Aim of the exercise: Output an exact reproduction of the data.
== Dataset section
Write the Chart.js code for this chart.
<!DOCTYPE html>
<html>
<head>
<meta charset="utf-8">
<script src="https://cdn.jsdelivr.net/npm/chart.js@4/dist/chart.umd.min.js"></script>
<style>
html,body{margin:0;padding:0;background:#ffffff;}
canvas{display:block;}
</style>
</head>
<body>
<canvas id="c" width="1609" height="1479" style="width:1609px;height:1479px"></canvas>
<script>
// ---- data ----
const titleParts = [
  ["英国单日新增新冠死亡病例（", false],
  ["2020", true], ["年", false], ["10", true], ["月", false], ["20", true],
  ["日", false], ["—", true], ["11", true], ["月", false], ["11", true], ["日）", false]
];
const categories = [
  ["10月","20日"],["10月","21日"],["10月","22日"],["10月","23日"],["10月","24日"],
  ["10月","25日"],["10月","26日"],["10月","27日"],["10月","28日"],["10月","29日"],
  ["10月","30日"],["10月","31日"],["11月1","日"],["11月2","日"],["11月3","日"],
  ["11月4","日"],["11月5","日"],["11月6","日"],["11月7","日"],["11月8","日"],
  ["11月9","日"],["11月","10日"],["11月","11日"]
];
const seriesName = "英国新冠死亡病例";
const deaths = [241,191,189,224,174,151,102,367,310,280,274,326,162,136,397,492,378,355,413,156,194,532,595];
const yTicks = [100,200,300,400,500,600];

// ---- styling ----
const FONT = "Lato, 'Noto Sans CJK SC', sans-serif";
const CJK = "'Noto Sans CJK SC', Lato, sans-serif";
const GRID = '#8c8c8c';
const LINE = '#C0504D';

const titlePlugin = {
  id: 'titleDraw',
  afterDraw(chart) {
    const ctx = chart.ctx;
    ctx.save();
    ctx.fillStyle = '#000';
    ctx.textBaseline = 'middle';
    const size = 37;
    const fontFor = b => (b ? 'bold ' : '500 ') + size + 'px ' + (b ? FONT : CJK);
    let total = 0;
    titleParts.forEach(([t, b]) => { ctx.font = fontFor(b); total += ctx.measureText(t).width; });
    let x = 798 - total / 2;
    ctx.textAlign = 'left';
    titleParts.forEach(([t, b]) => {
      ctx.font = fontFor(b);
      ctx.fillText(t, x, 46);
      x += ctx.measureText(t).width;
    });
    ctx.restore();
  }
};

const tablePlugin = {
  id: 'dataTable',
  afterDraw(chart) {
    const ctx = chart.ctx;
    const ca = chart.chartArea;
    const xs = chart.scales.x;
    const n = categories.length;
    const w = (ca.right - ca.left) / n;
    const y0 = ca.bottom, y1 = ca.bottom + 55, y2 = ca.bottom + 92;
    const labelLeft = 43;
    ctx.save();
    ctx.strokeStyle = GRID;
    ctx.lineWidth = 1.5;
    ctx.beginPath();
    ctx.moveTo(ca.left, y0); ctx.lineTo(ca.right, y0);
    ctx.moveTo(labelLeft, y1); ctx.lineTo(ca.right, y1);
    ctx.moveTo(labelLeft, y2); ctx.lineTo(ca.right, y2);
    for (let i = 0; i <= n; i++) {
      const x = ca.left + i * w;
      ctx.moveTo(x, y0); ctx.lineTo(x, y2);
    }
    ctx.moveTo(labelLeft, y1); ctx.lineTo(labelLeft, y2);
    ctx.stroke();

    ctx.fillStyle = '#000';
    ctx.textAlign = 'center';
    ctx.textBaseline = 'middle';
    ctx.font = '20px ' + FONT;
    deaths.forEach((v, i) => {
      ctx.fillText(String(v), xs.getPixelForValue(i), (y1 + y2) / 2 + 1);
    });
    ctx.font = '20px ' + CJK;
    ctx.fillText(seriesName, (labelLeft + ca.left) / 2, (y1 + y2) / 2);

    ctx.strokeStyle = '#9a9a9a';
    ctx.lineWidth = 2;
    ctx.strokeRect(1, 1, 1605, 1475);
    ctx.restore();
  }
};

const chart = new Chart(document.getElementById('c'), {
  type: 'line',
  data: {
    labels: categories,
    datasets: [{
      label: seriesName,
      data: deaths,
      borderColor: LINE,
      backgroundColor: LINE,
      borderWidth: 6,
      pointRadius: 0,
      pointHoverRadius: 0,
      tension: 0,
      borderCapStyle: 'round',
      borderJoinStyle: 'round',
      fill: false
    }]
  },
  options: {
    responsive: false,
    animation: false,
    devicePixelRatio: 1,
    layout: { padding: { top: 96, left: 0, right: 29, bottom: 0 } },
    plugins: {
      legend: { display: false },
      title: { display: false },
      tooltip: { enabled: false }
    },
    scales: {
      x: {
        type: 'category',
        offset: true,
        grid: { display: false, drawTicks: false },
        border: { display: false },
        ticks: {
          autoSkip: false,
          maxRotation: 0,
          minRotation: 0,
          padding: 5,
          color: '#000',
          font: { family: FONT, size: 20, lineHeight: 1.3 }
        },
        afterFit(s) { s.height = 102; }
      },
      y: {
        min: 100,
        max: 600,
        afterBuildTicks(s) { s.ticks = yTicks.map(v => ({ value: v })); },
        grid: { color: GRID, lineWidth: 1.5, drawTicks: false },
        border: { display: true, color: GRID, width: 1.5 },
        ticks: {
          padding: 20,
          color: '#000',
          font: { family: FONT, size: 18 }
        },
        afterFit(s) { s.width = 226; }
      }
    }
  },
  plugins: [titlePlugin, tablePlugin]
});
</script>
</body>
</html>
====
Solution for this exercise:
Write the Chart.js code for this chart.
<!DOCTYPE html>
<html>
<head>
<meta charset="utf-8">
<script src="https://cdn.jsdelivr.net/npm/chart.js@4/dist/chart.umd.min.js"></script>
<style>
html,body{margin:0;padding:0;background:#ffffff;}
canvas{display:block;}
</style>
</head>
<body>
<canvas id="c" width="1609" height="1479" style="width:1609px;height:1479px"></canvas>
<script>
// ---- data ----
const titleParts = [
  ["英国单日新增新冠死亡病例（", false],
  ["2020", true], ["年", false], ["10", true], ["月", false], ["20", true],
  ["日", false], ["—", true], ["11", true], ["月", false], ["11", true], ["日）", false]
];
const categories = [
  ["10月","20日"],["10月","21日"],["10月","22日"],["10月","23日"],["10月","24日"],
  ["10月","25日"],["10月","26日"],["10月","27日"],["10月","28日"],["10月","29日"],
  ["10月","30日"],["10月","31日"],["11月1","日"],["11月2","日"],["11月3","日"],
  ["11月4","日"],["11月5","日"],["11月6","日"],["11月7","日"],["11月8","日"],
  ["11月9","日"],["11月","10日"],["11月","11日"]
];
const seriesName = "英国新冠死亡病例";
const deaths = [241,191,189,224,174,151,102,367,310,280,274,326,162,136,397,492,378,355,413,156,194,532,595];
const yTicks = [100,200,300,400,500,600];

// ---- styling ----
const FONT = "Lato, 'Noto Sans CJK SC', sans-serif";
const CJK = "'Noto Sans CJK SC', Lato, sans-serif";
const GRID = '#8c8c8c';
const LINE = '#C0504D';

const titlePlugin = {
  id: 'titleDraw',
  afterDraw(chart) {
    const ctx = chart.ctx;
    ctx.save();
    ctx.fillStyle = '#000';
    ctx.textBaseline = 'middle';
    const size = 37;
    const fontFor = b => (b ? 'bold ' : '500 ') + size + 'px ' + (b ? FONT : CJK);
    let total = 0;
    titleParts.forEach(([t, b]) => { ctx.font = fontFor(b); total += ctx.measureText(t).width; });
    let x = 798 - total / 2;
    ctx.textAlign = 'left';
    titleParts.forEach(([t, b]) => {
      ctx.font = fontFor(b);
      ctx.fillText(t, x, 46);
      x += ctx.measureText(t).width;
    });
    ctx.restore();
  }
};

const tablePlugin = {
  id: 'dataTable',
  afterDraw(chart) {
    const ctx = chart.ctx;
    const ca = chart.chartArea;
    const xs = chart.scales.x;
    const n = categories.length;
    const w = (ca.right - ca.left) / n;
    const y0 = ca.bottom, y1 = ca.bottom + 55, y2 = ca.bottom + 92;
    const labelLeft = 43;
    ctx.save();
    ctx.strokeStyle = GRID;
    ctx.lineWidth = 1.5;
    ctx.beginPath();
    ctx.moveTo(ca.left, y0); ctx.lineTo(ca.right, y0);
    ctx.moveTo(labelLeft, y1); ctx.lineTo(ca.right, y1);
    ctx.moveTo(labelLeft, y2); ctx.lineTo(ca.right, y2);
    for (let i = 0; i <= n; i++) {
      const x = ca.left + i * w;
      ctx.moveTo(x, y0); ctx.lineTo(x, y2);
    }
    ctx.moveTo(labelLeft, y1); ctx.lineTo(labelLeft, y2);
    ctx.stroke();

    ctx.fillStyle = '#000';
    ctx.textAlign = 'center';
    ctx.textBaseline = 'middle';
    ctx.font = '20px ' + FONT;
    deaths.forEach((v, i) => {
      ctx.fillText(String(v), xs.getPixelForValue(i), (y1 + y2) / 2 + 1);
    });
    ctx.font = '20px ' + CJK;
    ctx.fillText(seriesName, (labelLeft + ca.left) / 2, (y1 + y2) / 2);

    ctx.strokeStyle = '#9a9a9a';
    ctx.lineWidth = 2;
    ctx.strokeRect(1, 1, 1605, 1475);
    ctx.restore();
  }
};

const chart = new Chart(document.getElementById('c'), {
  type: 'line',
  data: {
    labels: categories,
    datasets: [{
      label: seriesName,
      data: deaths,
      borderColor: LINE,
      backgroundColor: LINE,
      borderWidth: 6,
      pointRadius: 0,
      pointHoverRadius: 0,
      tension: 0,
      borderCapStyle: 'round',
      borderJoinStyle: 'round',
      fill: false
    }]
  },
  options: {
    responsive: false,
    animation: false,
    devicePixelRatio: 1,
    layout: { padding: { top: 96, left: 0, right: 29, bottom: 0 } },
    plugins: {
      legend: { display: false },
      title: { display: false },
      tooltip: { enabled: false }
    },
    scales: {
      x: {
        type: 'category',
        offset: true,
        grid: { display: false, drawTicks: false },
        border: { display: false },
        ticks: {
          autoSkip: false,
          maxRotation: 0,
          minRotation: 0,
          padding: 5,
          color: '#000',
          font: { family: FONT, size: 20, lineHeight: 1.3 }
        },
        afterFit(s) { s.height = 102; }
      },
      y: {
        min: 100,
        max: 600,
        afterBuildTicks(s) { s.ticks = yTicks.map(v => ({ value: v })); },
        grid: { color: GRID, lineWidth: 1.5, drawTicks: false },
        border: { display: true, color: GRID, width: 1.5 },
        ticks: {
          padding: 20,
          color: '#000',
          font: { family: FONT, size: 18 }
        },
        afterFit(s) { s.width = 226; }
      }
    }
  },
  plugins: [titlePlugin, tablePlugin]
});
</script>
</body>
</html>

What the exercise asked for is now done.